For background (to the uninitiated), the ICLabel plug-in returns a row of probabilities for each independent component that its source "class" is, respectively, brain, muscle, eye, heart, line noise, channel noise, or ‘other’ non-brain noise. Upon ICLabel returning source class probabilities for each component, there is a question as to how to go about filtering one's data to only "brain" components (e.g., for downstream scalp or source analyses). I have been testing out different cutoffs ... to keep only "brain" components, but have found this to feel a bit arbitrary (e.g., keep components with ‘brain’ probability > .90? > .75?). So, the approach I've taken lately is to designate a component's class to be the class for which its probability is the greatest (see below code snippet).

ICLabel information

Thus, in this relatively clean looking resting-state dataset, ~50% of components are classified as "Brain," ~19% as "Muscle," and ~3% as "Eye," which upon my visual inspection appear to be accurate. Additionally, a substantial percentage of components are classified as "Channel noise" (~5%) and "Other non-brain" (~22%), which I am finding difficult to explain / justify exclusion of in a manuscript I am writing, especially when the channel data appear to be clean.
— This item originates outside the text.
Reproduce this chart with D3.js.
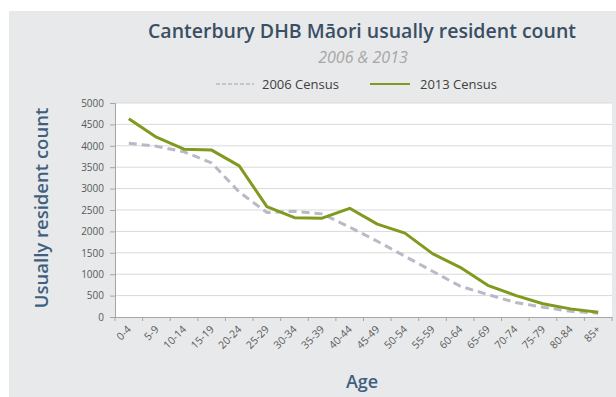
<!doctype html>
<html>
    <head>
        <script src="https://cdn.jsdelivr.net/npm/d3@7"></script>
        <style>
            html, body {
                margin: 0;
                padding: 0;
                background: #ffffff;
            }
            #viz {
                position: absolute;
                top: 0px;
                left: 0px;
                width: 616px;
                height: 397px;
            }
            text {
                font-family: "Open Sans", Lato, sans-serif;
            }
        </style>
    </head>
    <body>
        <div id="viz"></div>
        <script>
            var ageGroups = ["0-4", "5-9", "10-14", "15-19", "20-24", "25-29", "30-34", "35-39", "40-44",
                "45-49", "50-54", "55-59", "60-64", "65-69", "70-74", "75-79", "80-84", "85+"];
            var census2006 = [4060, 3990, 3860, 3600, 2920, 2440, 2470, 2410, 2100,
                1770, 1420, 1070, 720, 525, 340, 230, 135, 90];
            var census2013 = [4630, 4200, 3920, 3900, 3530, 2580, 2320, 2310, 2540,
                2170, 1960, 1480, 1160, 740, 505, 310, 190, 110];
            var yTicks = [0, 500, 1000, 1500, 2000, 2500, 3000, 3500, 4000, 4500, 5000];

            var w = 616, h = 397;
            var margin = {top: 103, right: 4, bottom: 80, left: 115};

            var svg = d3.select("#viz").append("svg")
                .attr("width", w)
                .attr("height", h);

            // grey panel behind everything
            svg.append("rect")
                .attr("x", 9).attr("y", 11)
                .attr("width", w - 9).attr("height", h - 11)
                .attr("fill", "#e8e9ea");

            var x = d3.scaleBand()
                .domain(ageGroups)
                .range([margin.left, w - margin.right]);

            var y = d3.scaleLinear()
                .domain([0, 5000])
                .range([h - margin.bottom, margin.top]);

            svg.append("rect")
                .attr("x", margin.left)
                .attr("y", margin.top)
                .attr("width", w - margin.right - margin.left)
                .attr("height", h - margin.bottom - margin.top)
                .attr("fill", "#ffffff");

            // grid
            svg.append("g")
                .selectAll("line")
                .data(yTicks.slice(1))
                .enter()
                .append("line")
                    .attr("x1", margin.left)
                    .attr("x2", w - margin.right)
                    .attr("y1", function (d) { return y(d); })
                    .attr("y2", function (d) { return y(d); })
                    .attr("stroke", "#d9d9d9")
                    .attr("stroke-width", 1);

            var yAxis = svg.append("g")
                .attr("transform", "translate(" + margin.left + ",0)")
                .call(d3.axisLeft(y).tickValues(yTicks).tickFormat(d3.format("d")).tickSize(5).tickPadding(6));
            yAxis.select(".domain").attr("stroke", "#a6a6a6");
            yAxis.selectAll(".tick line").attr("stroke", "#a6a6a6");
            yAxis.selectAll(".tick text")
                .attr("fill", "#595959")
                .style("font-size", "10px");

            var xAxis = svg.append("g")
                .attr("transform", "translate(0," + (h - margin.bottom) + ")")
                .call(d3.axisBottom(x).tickSize(0).tickPadding(0));
            xAxis.select(".domain").attr("stroke", "#a6a6a6");
            xAxis.selectAll(".tick text")
                .attr("fill", "#595959")
                .style("font-size", "10.5px")
                .attr("text-anchor", "end")
                .attr("dy", 0)
                .attr("transform", "translate(3,13) rotate(-45)");

            // tick marks at the band edges
            svg.append("g")
                .selectAll("line")
                .data(ageGroups.concat(["end"]))
                .enter()
                .append("line")
                    .attr("x1", function (d, i) { return margin.left + i * x.step(); })
                    .attr("x2", function (d, i) { return margin.left + i * x.step(); })
                    .attr("y1", h - margin.bottom)
                    .attr("y2", h - margin.bottom + 4)
                    .attr("stroke", "#a6a6a6");

            var line = d3.line()
                .x(function (d, i) { return x(ageGroups[i]) + x.bandwidth() / 2; })
                .y(function (d) { return y(d); });

            svg.append("path")
                .datum(census2006)
                .attr("d", line)
                .attr("fill", "none")
                .attr("stroke", "#b9b9c7")
                .attr("stroke-width", 3)
                .attr("stroke-dasharray", "8,5");

            svg.append("path")
                .datum(census2013)
                .attr("d", line)
                .attr("fill", "none")
                .attr("stroke", "#7f9a1e")
                .attr("stroke-width", 3)
                .attr("stroke-linejoin", "round");

            // titles
            svg.append("text")
                .attr("x", 362).attr("y", 38)
                .attr("text-anchor", "middle")
                .attr("fill", "#3a4f63")
                .style("font-size", "19.5px")
                .style("font-weight", "600")
                .text("Canterbury DHB Māori usually resident count");

            svg.append("text")
                .attr("x", 363).attr("y", 63)
                .attr("text-anchor", "middle")
                .attr("fill", "#a6a6a6")
                .style("font-size", "16px")
                .style("font-style", "italic")
                .text("2006 & 2013");

            // legend
            var legend = svg.append("g");
            legend.append("line")
                .attr("x1", 216).attr("x2", 254)
                .attr("y1", 84).attr("y2", 84)
                .attr("stroke", "#b9b9c7")
                .attr("stroke-width", 1.5)
                .attr("stroke-dasharray", "4,2");
            legend.append("text")
                .attr("x", 262).attr("y", 89)
                .attr("fill", "#404040")
                .style("font-size", "13px")
                .text("2006 Census");
            legend.append("line")
                .attr("x1", 370).attr("x2", 410)
                .attr("y1", 84).attr("y2", 84)
                .attr("stroke", "#7f9a1e")
                .attr("stroke-width", 2);
            legend.append("text")
                .attr("x", 420).attr("y", 89)
                .attr("fill", "#404040")
                .style("font-size", "13px")
                .text("2013 Census");

            // axis titles
            svg.append("text")
                .attr("transform", "translate(48,208) rotate(-90)")
                .attr("text-anchor", "middle")
                .attr("fill", "#3f5f7f")
                .style("font-size", "18.5px")
                .style("font-weight", "600")
                .text("Usually resident count");

            svg.append("text")
                .attr("x", 362).attr("y", 388)
                .attr("text-anchor", "middle")
                .attr("fill", "#3f5f7f")
                .style("font-size", "18px")
                .style("font-weight", "600")
                .text("Age");
        </script>
    </body>
</html>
The percent variance accounted for by the "Channel noise" and "Other non-brain" components is small (<2%), but does not seem to be substantially different from the percent variance accounted for by components classified as "Brain." Additionally, the time-series activations and frequency spectra for the "Channel noise" and "Other" components do not appear to be terribly noisy or different next to that of some "brain" components.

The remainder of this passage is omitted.